• [Record list]

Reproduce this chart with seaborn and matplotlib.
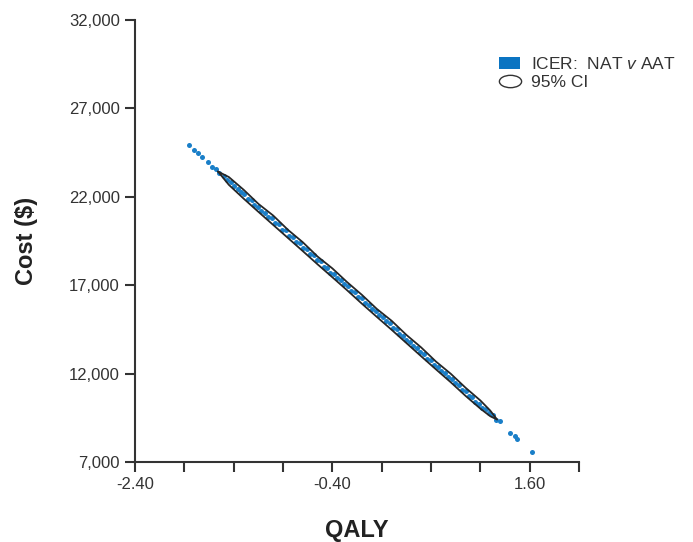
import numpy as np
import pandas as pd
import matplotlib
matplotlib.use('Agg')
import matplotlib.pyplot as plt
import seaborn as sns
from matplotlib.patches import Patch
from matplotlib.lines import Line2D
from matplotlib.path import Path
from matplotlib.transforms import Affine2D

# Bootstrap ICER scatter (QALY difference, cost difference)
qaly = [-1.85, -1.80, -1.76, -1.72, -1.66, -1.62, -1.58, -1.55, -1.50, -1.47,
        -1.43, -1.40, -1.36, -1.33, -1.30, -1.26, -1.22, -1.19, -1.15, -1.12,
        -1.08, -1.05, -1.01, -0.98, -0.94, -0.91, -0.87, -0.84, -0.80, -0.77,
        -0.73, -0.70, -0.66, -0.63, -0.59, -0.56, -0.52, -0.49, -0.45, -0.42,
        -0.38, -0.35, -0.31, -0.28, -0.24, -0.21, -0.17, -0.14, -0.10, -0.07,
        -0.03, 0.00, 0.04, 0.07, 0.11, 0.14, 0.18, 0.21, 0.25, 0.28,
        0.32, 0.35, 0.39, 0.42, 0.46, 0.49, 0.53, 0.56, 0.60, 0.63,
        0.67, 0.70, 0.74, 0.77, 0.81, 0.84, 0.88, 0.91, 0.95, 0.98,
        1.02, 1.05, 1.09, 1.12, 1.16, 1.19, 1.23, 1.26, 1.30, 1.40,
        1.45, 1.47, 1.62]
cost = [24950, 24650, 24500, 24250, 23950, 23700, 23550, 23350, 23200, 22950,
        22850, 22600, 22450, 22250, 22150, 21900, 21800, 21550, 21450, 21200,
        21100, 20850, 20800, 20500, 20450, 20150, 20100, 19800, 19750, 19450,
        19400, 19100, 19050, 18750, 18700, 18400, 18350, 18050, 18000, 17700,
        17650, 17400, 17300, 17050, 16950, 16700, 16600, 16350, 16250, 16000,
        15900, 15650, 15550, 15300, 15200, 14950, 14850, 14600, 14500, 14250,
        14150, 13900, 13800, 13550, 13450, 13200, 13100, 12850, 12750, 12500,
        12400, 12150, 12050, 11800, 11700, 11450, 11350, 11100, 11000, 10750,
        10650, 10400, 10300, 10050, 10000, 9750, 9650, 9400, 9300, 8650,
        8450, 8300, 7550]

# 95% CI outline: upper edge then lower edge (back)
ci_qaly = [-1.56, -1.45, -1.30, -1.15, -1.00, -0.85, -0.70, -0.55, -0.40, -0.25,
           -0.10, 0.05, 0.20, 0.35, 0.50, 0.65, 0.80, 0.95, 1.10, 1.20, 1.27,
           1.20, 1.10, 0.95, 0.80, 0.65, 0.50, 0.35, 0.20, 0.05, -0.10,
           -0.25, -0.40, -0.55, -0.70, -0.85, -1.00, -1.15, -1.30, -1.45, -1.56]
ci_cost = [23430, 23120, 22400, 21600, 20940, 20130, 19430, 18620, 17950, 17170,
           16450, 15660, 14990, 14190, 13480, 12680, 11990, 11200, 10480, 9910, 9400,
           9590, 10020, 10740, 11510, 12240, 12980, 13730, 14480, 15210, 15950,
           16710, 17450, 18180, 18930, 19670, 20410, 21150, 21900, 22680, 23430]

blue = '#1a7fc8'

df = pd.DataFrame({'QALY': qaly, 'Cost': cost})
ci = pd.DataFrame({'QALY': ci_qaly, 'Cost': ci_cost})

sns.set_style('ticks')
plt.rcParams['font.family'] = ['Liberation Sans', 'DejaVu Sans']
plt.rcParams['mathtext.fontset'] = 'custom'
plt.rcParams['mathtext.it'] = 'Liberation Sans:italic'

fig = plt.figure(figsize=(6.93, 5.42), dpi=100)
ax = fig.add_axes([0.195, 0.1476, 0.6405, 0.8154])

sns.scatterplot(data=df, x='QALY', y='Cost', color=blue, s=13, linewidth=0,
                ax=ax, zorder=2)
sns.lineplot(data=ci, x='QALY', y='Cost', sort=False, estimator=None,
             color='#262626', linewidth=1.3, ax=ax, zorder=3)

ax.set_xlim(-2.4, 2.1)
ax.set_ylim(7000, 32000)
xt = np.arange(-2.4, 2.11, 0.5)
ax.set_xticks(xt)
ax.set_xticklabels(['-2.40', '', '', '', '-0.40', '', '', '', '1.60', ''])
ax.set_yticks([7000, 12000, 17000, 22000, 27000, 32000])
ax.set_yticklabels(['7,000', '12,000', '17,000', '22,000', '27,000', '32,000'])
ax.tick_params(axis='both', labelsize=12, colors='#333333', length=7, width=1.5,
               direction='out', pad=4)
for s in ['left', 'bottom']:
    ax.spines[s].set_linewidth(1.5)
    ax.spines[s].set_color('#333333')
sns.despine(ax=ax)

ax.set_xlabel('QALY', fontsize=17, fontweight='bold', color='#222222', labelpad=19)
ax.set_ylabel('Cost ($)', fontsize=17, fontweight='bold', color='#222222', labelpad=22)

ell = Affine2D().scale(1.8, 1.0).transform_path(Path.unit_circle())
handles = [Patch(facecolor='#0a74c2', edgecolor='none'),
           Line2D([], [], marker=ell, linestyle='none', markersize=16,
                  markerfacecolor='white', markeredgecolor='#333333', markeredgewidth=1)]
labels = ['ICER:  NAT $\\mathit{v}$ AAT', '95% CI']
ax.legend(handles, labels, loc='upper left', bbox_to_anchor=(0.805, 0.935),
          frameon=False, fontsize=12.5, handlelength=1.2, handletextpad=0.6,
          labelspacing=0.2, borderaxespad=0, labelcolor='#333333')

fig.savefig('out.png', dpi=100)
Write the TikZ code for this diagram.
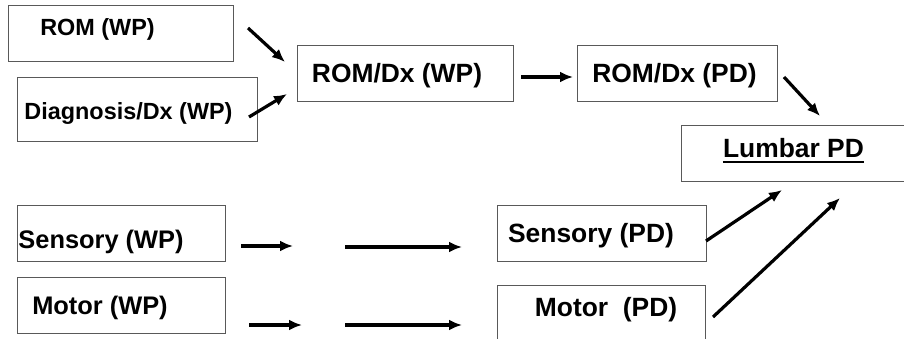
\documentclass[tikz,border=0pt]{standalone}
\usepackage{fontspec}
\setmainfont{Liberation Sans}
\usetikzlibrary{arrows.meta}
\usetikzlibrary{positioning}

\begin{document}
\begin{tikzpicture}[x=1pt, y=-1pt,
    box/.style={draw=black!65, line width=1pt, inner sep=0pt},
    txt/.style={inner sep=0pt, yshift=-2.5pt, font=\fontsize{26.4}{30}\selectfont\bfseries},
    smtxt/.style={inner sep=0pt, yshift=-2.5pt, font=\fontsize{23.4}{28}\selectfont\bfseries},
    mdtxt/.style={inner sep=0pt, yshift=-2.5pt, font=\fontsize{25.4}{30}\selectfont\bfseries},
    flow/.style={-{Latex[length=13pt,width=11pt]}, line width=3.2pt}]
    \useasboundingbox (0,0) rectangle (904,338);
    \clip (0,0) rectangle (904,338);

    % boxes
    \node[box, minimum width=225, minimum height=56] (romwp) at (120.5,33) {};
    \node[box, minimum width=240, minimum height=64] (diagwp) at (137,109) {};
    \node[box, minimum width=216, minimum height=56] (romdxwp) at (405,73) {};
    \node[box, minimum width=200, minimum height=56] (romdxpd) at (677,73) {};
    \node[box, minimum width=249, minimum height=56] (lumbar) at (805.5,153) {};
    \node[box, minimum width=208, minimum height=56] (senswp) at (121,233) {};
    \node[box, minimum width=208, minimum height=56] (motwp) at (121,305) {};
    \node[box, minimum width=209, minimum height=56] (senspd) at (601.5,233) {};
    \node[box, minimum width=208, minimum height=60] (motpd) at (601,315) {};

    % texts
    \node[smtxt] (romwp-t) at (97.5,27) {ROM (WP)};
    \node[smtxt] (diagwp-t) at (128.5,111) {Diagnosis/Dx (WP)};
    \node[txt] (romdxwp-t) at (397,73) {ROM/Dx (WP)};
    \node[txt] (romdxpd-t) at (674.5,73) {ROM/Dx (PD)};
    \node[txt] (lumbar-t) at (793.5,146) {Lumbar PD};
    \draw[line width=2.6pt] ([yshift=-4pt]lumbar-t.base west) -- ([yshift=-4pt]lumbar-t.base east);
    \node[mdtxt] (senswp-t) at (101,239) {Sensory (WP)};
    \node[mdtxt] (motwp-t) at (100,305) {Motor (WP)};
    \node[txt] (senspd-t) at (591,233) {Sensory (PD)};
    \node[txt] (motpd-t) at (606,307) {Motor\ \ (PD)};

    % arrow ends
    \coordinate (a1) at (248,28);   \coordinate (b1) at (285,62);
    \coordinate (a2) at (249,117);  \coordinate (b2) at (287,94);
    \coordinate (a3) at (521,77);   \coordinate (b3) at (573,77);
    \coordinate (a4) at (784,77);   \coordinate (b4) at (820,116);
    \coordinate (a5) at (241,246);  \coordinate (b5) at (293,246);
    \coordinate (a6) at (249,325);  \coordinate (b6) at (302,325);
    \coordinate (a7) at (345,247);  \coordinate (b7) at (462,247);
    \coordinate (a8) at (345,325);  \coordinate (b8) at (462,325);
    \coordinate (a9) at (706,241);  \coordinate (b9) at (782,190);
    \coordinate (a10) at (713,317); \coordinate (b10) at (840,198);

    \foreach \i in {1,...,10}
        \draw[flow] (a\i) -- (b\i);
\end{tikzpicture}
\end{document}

• [Problem details] Please extract exactly the lines of the data, from the first through the line containing "8450, 8300, 7550]", and add no pictures to the copy.

• [Task output]
Reproduce this chart with seaborn and matplotlib.
import numpy as np
import pandas as pd
import matplotlib
matplotlib.use('Agg')
import matplotlib.pyplot as plt
import seaborn as sns
from matplotlib.patches import Patch
from matplotlib.lines import Line2D
from matplotlib.path import Path
from matplotlib.transforms import Affine2D

# Bootstrap ICER scatter (QALY difference, cost difference)
qaly = [-1.85, -1.80, -1.76, -1.72, -1.66, -1.62, -1.58, -1.55, -1.50, -1.47,
        -1.43, -1.40, -1.36, -1.33, -1.30, -1.26, -1.22, -1.19, -1.15, -1.12,
        -1.08, -1.05, -1.01, -0.98, -0.94, -0.91, -0.87, -0.84, -0.80, -0.77,
        -0.73, -0.70, -0.66, -0.63, -0.59, -0.56, -0.52, -0.49, -0.45, -0.42,
        -0.38, -0.35, -0.31, -0.28, -0.24, -0.21, -0.17, -0.14, -0.10, -0.07,
        -0.03, 0.00, 0.04, 0.07, 0.11, 0.14, 0.18, 0.21, 0.25, 0.28,
        0.32, 0.35, 0.39, 0.42, 0.46, 0.49, 0.53, 0.56, 0.60, 0.63,
        0.67, 0.70, 0.74, 0.77, 0.81, 0.84, 0.88, 0.91, 0.95, 0.98,
        1.02, 1.05, 1.09, 1.12, 1.16, 1.19, 1.23, 1.26, 1.30, 1.40,
        1.45, 1.47, 1.62]
cost = [24950, 24650, 24500, 24250, 23950, 23700, 23550, 23350, 23200, 22950,
        22850, 22600, 22450, 22250, 22150, 21900, 21800, 21550, 21450, 21200,
        21100, 20850, 20800, 20500, 20450, 20150, 20100, 19800, 19750, 19450,
        19400, 19100, 19050, 18750, 18700, 18400, 18350, 18050, 18000, 17700,
        17650, 17400, 17300, 17050, 16950, 16700, 16600, 16350, 16250, 16000,
        15900, 15650, 15550, 15300, 15200, 14950, 14850, 14600, 14500, 14250,
        14150, 13900, 13800, 13550, 13450, 13200, 13100, 12850, 12750, 12500,
        12400, 12150, 12050, 11800, 11700, 11450, 11350, 11100, 11000, 10750,
        10650, 10400, 10300, 10050, 10000, 9750, 9650, 9400, 9300, 8650,
        8450, 8300, 7550]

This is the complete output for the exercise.